I mention all this because I believe we have reached a similar position with respect to retro car design. This, ahem, movement started innocently enough about the time I started writing about cars. I remember being quite pleased when a grille was added to the otherwise rather bland Rover 800, God rest its bones, and Fiat revived its old badge styles.

Pretty soon, the buzzword in new-car blurb was "heritage" and everyone was plundering the company filing cabinet for styling cues from great cars. Except Morgan, which discovered the filing cabinet was full of cars it was still making. But then we had the MINI, and then the Ford Mustang.

Now we have the Fiat 500. I remember a time, before the advent of the mobile, when one could buy a novelty telephone shaped a bit like a car. Now you can buy a novelty car shaped a bit like an old telephone. I think this has gone too far.

I think this timid hankering for the past is holding us back. Two cars have recently fortified me in this view. One is the new Bentley Mulsanne. I think this car looks quite good, even if it does now look a bit like one of those fake Bentleys built by Japanese specialists around the underpinnings of a Nissan Micra.

But I can also sense that the designers were hamstrung by some requirement to invoke the great Bentleys of old and the coachwork of Mulliner. I sense it in the accompanying explanation, which bangs on about what W O would have done.

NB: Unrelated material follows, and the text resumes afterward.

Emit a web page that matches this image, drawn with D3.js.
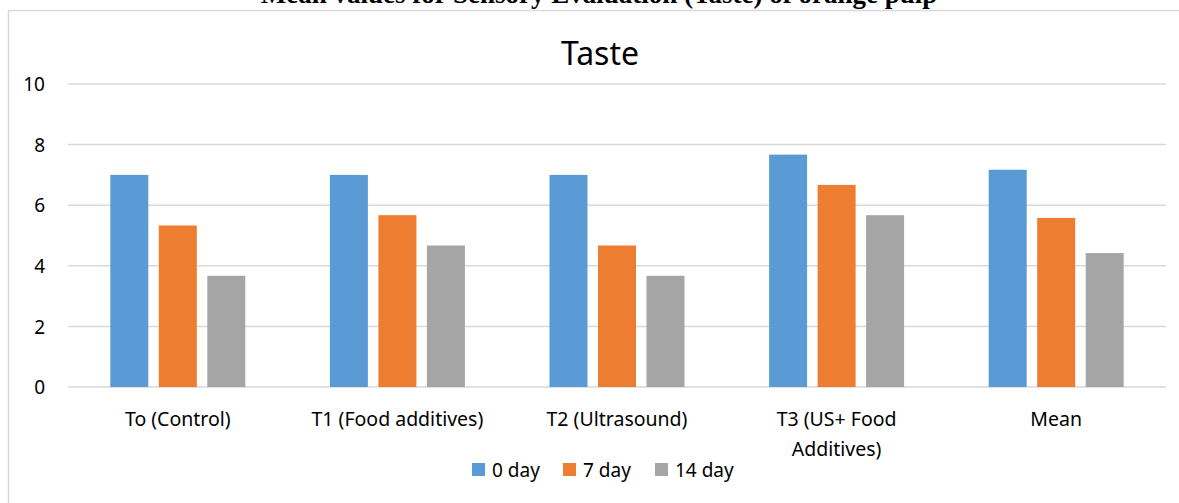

W O Bentley would not have looked to the past, I am sure. Neither would Enzo Ferrari, who famously threw everything away. The Ferrari California looks slightly clumsy for a number of reasons, but partly because his progressive outlook is no longer with us.

Another car that troubles me is the Mercedes SLS. It is intended to celebrate the original Gullwing, but that car had gullwing doors for sound structural reasons, whereas now they seem to be there for nostalgia.

This car, too, looks a bit fussy and in some ways cautious, as does the Alfa Mito while we're at it. I fear we are approaching a high baroque of car design.

The weight of heritage is beginning to pinion the hands of artistry. Old cars are great, because they tell us where we've come from and remind us not to go there again.

But they are not really an inspiration. My Triumph 2000 was, like the Nazis, a warning from history.

It's time to be modern. Apart from anything else, if we aren't modern now, there won't be any history in the future. A happy Christmas one and all. Marley is dead.